In a typical, generational, garbage collection scheme the memory heap is divided into three sections. A first section of the memory heap is allocated as a tenured section. An adjacent, second section is allocated as a young section and a third section of the memory heap is an unused space section. The tenured section includes memory objects that have survived at least one prior garbage collection. The tenured section is typically in a single contiguous block. The young section includes memory objects that have been allocated since the immediate prior garbage collection process. The young section is also typically in a contiguous block. The unused space section is the memory space that does not belong to either of the two section types above.
The young section is placed in the addresses that immediately follow the tenured section. By way of example, the tenured section may be in addresses 0 to 1000 and the young section is located in addresses 1001 to 3000. The unused space section falls into the remaining portion of the memory heap, subsequent to the young section.

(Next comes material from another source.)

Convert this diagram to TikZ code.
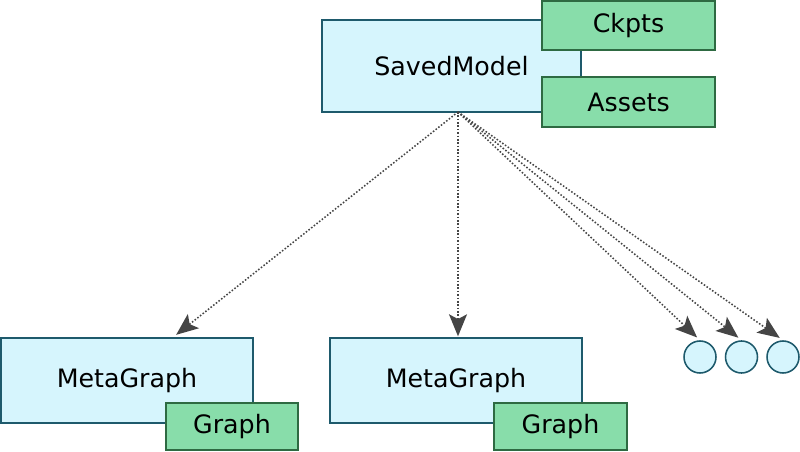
\documentclass[tikz,border=0pt]{standalone}
\usepackage{fontspec}
\setmainfont{DejaVu Sans}
\usetikzlibrary{arrows.meta}
\definecolor{lb}{HTML}{D6F5FD}
\definecolor{lbd}{HTML}{1E5A6C}
\definecolor{gr}{HTML}{88DDAA}
\definecolor{grd}{HTML}{2E6A42}
\definecolor{dk}{HTML}{454545}
\tikzset{
  bluebox/.style={draw=lbd,fill=lb,line width=1pt,inner sep=0pt,font=\fontsize{18}{21}\selectfont},
  greenbox/.style={draw=grd,fill=gr,line width=1pt,inner sep=0pt,font=\fontsize{18}{21}\selectfont},
  dot/.style={circle,draw=lbd,fill=lb,line width=1.1pt,minimum size=0.8cm,inner sep=0pt},
  link/.style={dk,line width=1.1pt,dash pattern=on 1.1pt off 1.3pt,
    -{Stealth[length=0.55cm,width=0.45cm,inset=0.12cm]},shorten >=4*0.025cm}
}

\begin{document}
\begin{tikzpicture}[x=0.025cm,y=-0.025cm]%
  \useasboundingbox (0,0) rectangle (800,452);
  % the saved model with its parts
  \node [bluebox,minimum width=259*0.025cm,minimum height=92*0.025cm] (sm) at (451.5,66) {SavedModel};
  \node [greenbox,minimum width=173*0.025cm,minimum height=49*0.025cm] (ck) at (628.5,25.5) {Ckpts};
  \node [greenbox,minimum width=173*0.025cm,minimum height=50*0.025cm] (as) at (628.5,102) {Assets};
  % meta graphs
  \node [bluebox,minimum width=252*0.025cm,minimum height=85*0.025cm] (mg1) at (127,380.5) {MetaGraph};
  \node [greenbox,minimum width=132*0.025cm,minimum height=47*0.025cm] (g1) at (232,426.5) {Graph};
  \node [bluebox,minimum width=252*0.025cm,minimum height=85*0.025cm] (mg2) at (456,380.5) {MetaGraph};
  \node [greenbox,minimum width=133*0.025cm,minimum height=47*0.025cm] (g2) at (560.5,426.5) {Graph};
  % more of them
  \node [dot] (c1) at (700,357) {};
  \node [dot] (c2) at (741.5,357) {};
  \node [dot] (c3) at (783,357) {};
  % arrows
  \coordinate (fan) at (458,112);
  \draw [link] (fan) -- ([xshift=46*0.025cm]mg1.north);
  \draw [link,shorten >=1*0.025cm] (fan) -- ([xshift=2*0.025cm]mg2.north);
  \draw [link] (fan) -- (c1.north);
  \draw [link] (fan) -- (c2.north);
  \draw [link] (fan) -- (c3.north);
\end{tikzpicture}
\end{document}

Initially, applications fill the young section with objects. When the young section is filled with objects, a garbage collection scheme is applied to the young section. During each iteration of the garbage collection process, the objects in the current young section are examined and those objects that are no longer referenced are deleted. Those objects that are still referenced are shifted into the tenured section. Each iteration of the garbage collection enlarges the tenured section.
As the tenured section is enlarged, the young section is continuously shifted to higher memory addresses (i.e., those addresses immediately following the ever enlarged tenured section). When the tenured section becomes so large that the combination of the young section and the tenured section consume a preselected portion of or the entire memory heap (i.e., the unused space section approaches a predetermined minimum limit) then, the garbage collection is applied to both the young section and the tenured section. The garbage collection then deletes those objects that are no longer referenced in both the young section and the tenured section. All of the remaining objects are shifted downward to create a new tenured section. As a result, additional memory space is freed up for subsequent operations.

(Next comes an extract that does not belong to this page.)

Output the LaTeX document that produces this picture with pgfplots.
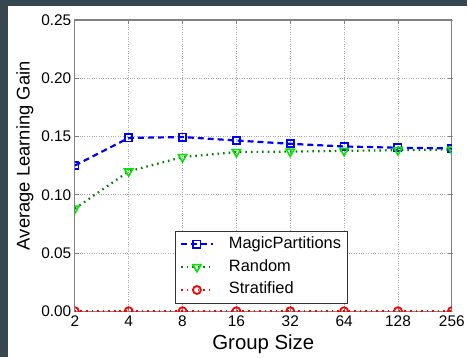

By way of example, initially a 1 megabyte tenured section is allocated and an immediately adjacent 1 megabyte is allocated to young section. The applications begin to use the young section. When the young section is filled with objects, then the garbage collection scheme is applied to the young section and approximately 75-95% (e.g., 750-950 k) of objects are deleted from the young section. The remaining 50-250 k of objects are then shifted into the tenured section. In subsequent iterations of the garbage collection the tenured section will be filled. Once the tenured section is filled, the 50-250 k of objects that remain in the young section are shifted downward and appended to the tenured section to form the enlarged tenured section having a 1.05-1.25.megabyte size.
The above process continues iteratively until the size of the unused section becomes smaller than a set parameter (e.g., zero). A garbage collection scheme is then applied to the both the enlarged tenured section and the young section to eliminate unused objects from the enlarged tenured section and young section and thereby reduce the memory space consumed by the objects to less than the originally allocated tenured section size (e.g., 1 megabyte).
By way of example, typically the enlarged tenured section and the young section will be reduced by about 75-95% so that the tenured section can be reallocated to only 1 megabyte. The process can then begin again to fill the tenured section and then fill and garbage collect the young section as described above.
While a typical garbage collection scheme can manage the consumption of memory, the young section presents moving targets as the size of the tenured section varies. In view of the foregoing, there is a need for a system and a method for garbage collection where the respective locations of the young section and the tenured space are set and do not present a moving target and therefore can be more efficiently used.